My pregnant wife was outside electioneering. During quiet periods she got in her coupe and ran the engine to warm up. A liberal electioneer saw her doing that and chastised her for burning fuel to stay warm: “Do you realize how much harm you’re doing to the environment? Look at your carbon footprint!” Amusingly, this electioneer later drove off in a Mercedes S-Class sedan.
Well, what is the “carbon footprint” of a luxury car, and how does it compare to a regular car? I suspect that if we consider the carbon dioxide emitted by all of the gasoline that will be burned in our coupe over its entire life, it will not exceed the carbon footprint of a new S-Class just being driven off the lot.
Many shrill environmentalists have a childish perception of the world’s energy cycle: They seem unable to think beyond the immediate combustion of fossil fuels. The inconvenient truth they should know is that they can’t buy their way out of responsibility for energy use.
Suppose the life of my car is 120,000 miles. At a conservative 20mpg we are burning 6000 gallons, which at $3/gallon is $18,000 of pure “carbon.” (I.e., let us suppose that producing and burning fossil fuels is the most direct way to turn dollars into carbon emissions.) But in a world running on fossil fuels almost all market activity can ultimately be traced to some marginal emission of carbon. In the present example we could almost discount the fuel (although the environmentalist’s car is significantly less fuel-efficient than mine). Instead let us focus on the fact that the environmentalist’s car cost at least $60,000 more than mine, and let us imagine what the carbon footprint of that premium might be.
- Of course, part of the price of a luxury car is a luxury premium. It goes to maintain a luxury dealer and customer support infrastructure — larger showrooms, more salesmen, more staff. All of which burn more energy.

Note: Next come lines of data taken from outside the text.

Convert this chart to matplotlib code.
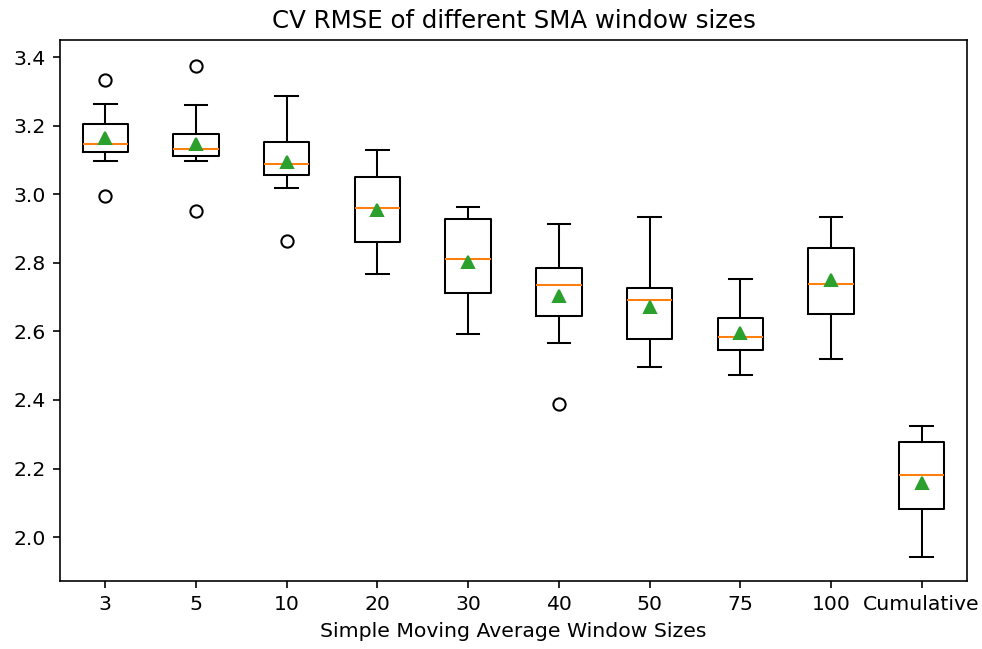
import matplotlib
matplotlib.use("Agg")
import matplotlib.pyplot as plt

labels = ["3", "5", "10", "20", "30", "40", "50", "75", "100", "Cumulative"]
whislo = [3.097, 3.097, 3.018, 2.767, 2.592, 2.566, 2.496, 2.473, 2.519, 1.942]
q1     = [3.124, 3.111, 3.057, 2.861, 2.712, 2.644, 2.578, 2.546, 2.651, 2.081]
med    = [3.147, 3.133, 3.088, 2.961, 2.810, 2.735, 2.692, 2.584, 2.739, 2.180]
q3     = [3.205, 3.177, 3.153, 3.051, 2.929, 2.784, 2.728, 2.640, 2.844, 2.278]
whishi = [3.262, 3.260, 3.288, 3.130, 2.962, 2.913, 2.934, 2.754, 2.934, 2.323]
means  = [3.165, 3.148, 3.095, 2.954, 2.802, 2.703, 2.672, 2.596, 2.749, 2.159]
fliers = [[3.334, 2.996], [3.374, 2.951], [2.865], [], [], [2.389], [], [], [], []]

stats = []
for i, lab in enumerate(labels):
    stats.append(dict(label=lab, whislo=whislo[i], q1=q1[i], med=med[i],
                      q3=q3[i], whishi=whishi[i], mean=means[i], fliers=fliers[i]))

DPI = 147
fig = plt.figure(figsize=(982/DPI, 649/DPI), dpi=DPI)
ax = fig.add_axes([60/982, (649-581)/649, (967-60)/982, (581-40)/649])
ax.bxp(stats, showmeans=True)
ax.set_ylim(1.872, 3.450)
ax.set_title("CV RMSE of different SMA window sizes", fontsize=12)
ax.set_xlabel("Simple Moving Average Window Sizes")
fig.savefig("out.png", dpi=DPI)
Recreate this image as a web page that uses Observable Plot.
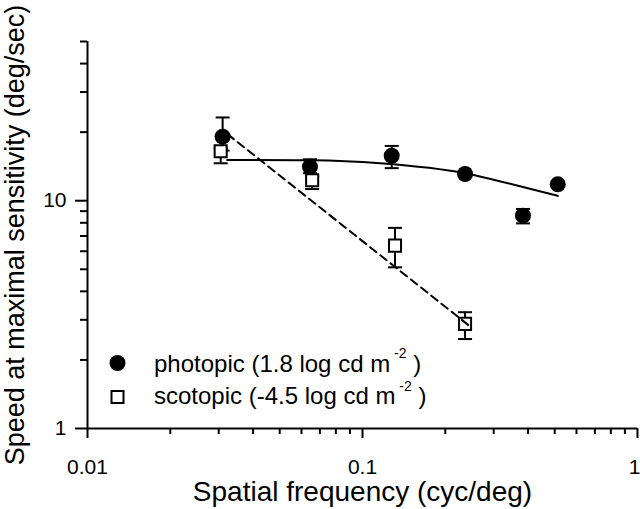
<!DOCTYPE html>
<html>
<head>
<meta charset="utf-8">
<script src="https://cdn.jsdelivr.net/npm/d3@7"></script>
<script src="https://cdn.jsdelivr.net/npm/@observablehq/plot@0.6"></script>
<style>
  body { margin: 0; background: #fff; }
</style>
</head>
<body>
<div id="chart"></div>
<script>
// ---- Data ----
const photopicFreq = [0.031, 0.0644, 0.1277, 0.236, 0.3833, 0.513];
const photopicSpeed = [19.1, 14.1, 15.75, 13.1, 8.6, 11.8];
const photopicLo = [16.6, 13.2, 13.9, 12.8, 7.95, 11.5];
const photopicHi = [23.2, 15.2, 17.4, 13.4, 9.2, 12.1];

const scotopicFreq = [0.0305, 0.0656, 0.1313, 0.236];
const scotopicSpeed = [16.5, 12.3, 6.35, 2.88];
const scotopicLo = [14.6, 11.25, 5.1, 2.47];
const scotopicHi = [17.0, 12.8, 7.6, 3.24];

const fitPhotopicFreq = [0.0322, 0.0655, 0.116, 0.236, 0.35, 0.513];
const fitPhotopicSpeed = [15.1, 15.05, 14.6, 13.2, 11.8, 10.5];

const fitScotopicFreq = [0.0323, 0.244];
const fitScotopicSpeed = [19.6, 2.83];

const xMajorTicks = [0.01, 0.1, 1];
const xMinorTicks = [0.02, 0.03, 0.04, 0.05, 0.06, 0.07, 0.08, 0.09, 0.2, 0.3, 0.4, 0.5, 0.6, 0.7, 0.8, 0.9];
const yMajorTicks = [1, 10];
const yMinorTicks = [2, 3, 4, 5, 6, 7, 8, 9, 20, 30, 40, 50];

const xTitle = "Spatial frequency (cyc/deg)";
const yTitle = "Speed at maximal sensitivity (deg/sec)";
const legendLabels = ["photopic (1.8 log cd m", "scotopic (-4.5 log cd m"];
const legendSup = "-2";

// ---- Tables ----
const photopic = photopicFreq.map((f, i) => ({f, v: photopicSpeed[i], lo: photopicLo[i], hi: photopicHi[i]}));
const scotopic = scotopicFreq.map((f, i) => ({f, v: scotopicSpeed[i], lo: scotopicLo[i], hi: scotopicHi[i]}));
const fitP = fitPhotopicFreq.map((f, i) => ({f, v: fitPhotopicSpeed[i]}));
const fitS = fitScotopicFreq.map((f, i) => ({f, v: fitScotopicSpeed[i]}));

// horizontal-line symbol for error-bar caps
const capSymbol = {
  draw(ctx, size) {
    const w = Math.sqrt(size / Math.PI);
    ctx.moveTo(-w, 0);
    ctx.lineTo(w, 0);
  }
};

const font = "'Liberation Sans', Arial, Helvetica, sans-serif";
const xLabelsInner = xMajorTicks.slice(0, -1);
const xLabelsEdge = xMajorTicks.slice(-1);

const svg = Plot.plot({
  width: 640,
  height: 509,
  marginLeft: 87,
  marginRight: 3,
  marginTop: 41,
  marginBottom: 81,
  style: {fontFamily: font, fontSize: "21px", color: "#000", background: "#fff"},
  x: {type: "log", domain: [0.01, 1], label: null},
  y: {type: "log", domain: [1, 50], label: null},
  marks: [
    Plot.axisX(xMinorTicks, {tickSize: 6, strokeWidth: 2, tickFormat: () => "", label: null}),
    Plot.axisX(xMajorTicks, {tickSize: 10, strokeWidth: 2, tickFormat: () => "", label: null}),
    Plot.axisX(xLabelsInner, {tickSize: 0, tickPadding: 31, tickFormat: d => String(d), label: null}),
    Plot.axisX(xLabelsEdge, {tickSize: 0, tickPadding: 31, dx: -3, tickFormat: d => String(d), label: null}),
    Plot.axisY(yMinorTicks, {tickSize: 7, strokeWidth: 2, tickFormat: () => "", label: null}),
    Plot.axisY(yMajorTicks, {tickSize: 12, tickPadding: 9, strokeWidth: 2, tickFormat: d => String(d), label: null}),
    Plot.ruleY([1], {strokeWidth: 2, stroke: "black"}),
    Plot.ruleX([0.01], {strokeWidth: 2, stroke: "black"}),

    // error bars
    Plot.ruleX(photopic, {x: "f", y1: "lo", y2: "hi", strokeWidth: 2, stroke: "black"}),
    Plot.dot(photopic, {x: "f", y: "lo", symbol: capSymbol, r: 7, stroke: "black", strokeWidth: 2}),
    Plot.dot(photopic, {x: "f", y: "hi", symbol: capSymbol, r: 7, stroke: "black", strokeWidth: 2}),
    Plot.ruleX(scotopic, {x: "f", y1: "lo", y2: "hi", strokeWidth: 2, stroke: "black"}),
    Plot.dot(scotopic, {x: "f", y: "lo", symbol: capSymbol, r: 7, stroke: "black", strokeWidth: 2}),
    Plot.dot(scotopic, {x: "f", y: "hi", symbol: capSymbol, r: 7, stroke: "black", strokeWidth: 2}),

    // markers
    Plot.dot(scotopic, {x: "f", y: "v", symbol: "square", r: 6.8, fill: "white", stroke: "black", strokeWidth: 2}),
    Plot.dot(photopic, {x: "f", y: "v", r: 8, fill: "black"}),

    // fits
    Plot.line(fitP, {x: "f", y: "v", stroke: "black", strokeWidth: 2, curve: "monotone-x"}),
    Plot.line(fitS, {x: "f", y: "v", stroke: "black", strokeWidth: 2, strokeDasharray: "8,5"}),

    // axis titles
    Plot.text([xTitle], {frameAnchor: "bottom", dy: 64, fontSize: 28, lineAnchor: "middle", textAnchor: "middle", fill: "black"}),
    Plot.text([yTitle], {frameAnchor: "left", rotate: -90, dx: -72.6, fontSize: 27, lineAnchor: "middle", textAnchor: "middle", fill: "black"})
  ]
});

// ---- Legend ----
const lg = d3.select(svg).append("g").attr("font-family", font).attr("fill", "black").attr("text-anchor", "start");
const rows = [
  {label: legendLabels[0], cy: 363, base: 371.7, kind: "circle"},
  {label: legendLabels[1], cy: 397, base: 404, kind: "square"}
];
rows.forEach(r => {
  if (r.kind === "circle") {
    lg.append("circle").attr("cx", 117.5).attr("cy", r.cy).attr("r", 8).attr("fill", "black");
  } else {
    lg.append("rect").attr("x", 117.5 - 6).attr("y", r.cy - 6).attr("width", 12).attr("height", 12)
      .attr("fill", "white").attr("stroke", "black").attr("stroke-width", 2);
  }
  const t = lg.append("text").attr("x", 154).attr("y", r.base).attr("font-size", 24).attr("text-anchor", "start");
  t.append("tspan").text(r.label);
  t.append("tspan").attr("dy", -13.5).attr("font-size", 14).text(" " + legendSup);
  t.append("tspan").attr("dy", 13.5).text(" )");
});

document.getElementById("chart").appendChild(svg);
</script>
</body>
</html>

- That luxury premium is also preserved through extensive advertising and branding campaigns. Part of this ends up in the print media, which also burns energy. I.e., if Mercedes weren’t pumping all of that money into advertising some publications would not be printed, and some would be smaller and lighter.
- There are knock-on effects to all expenditures that employ more people, since on average more people with more money end up consuming more energy.
- Expensive cars are designed with more resources. More man-hours are spent in design and production of each car. More expensive materials are used — e.g., aluminum instead of steel — and that expense typically implies more “carbon” in its production tail.
- Note that even “environmentally-friendly” hybrid cars may be net-emitters when you take into account their entire carbon tail. For example, once you take away government and manufacturer incentives (which hide but don’t reduce the production costs) a Toyota Prius costs at least $7,000 more than a comparable conventional car. This premium would take over 18 years to pay off in fuel savings, which is longer than the life expectancy of the car.
I have previously challenged the numerous dubious assumptions of “global warmists,” but even if we accept their alarmist hypotheses their hypocrisy can be astonishing.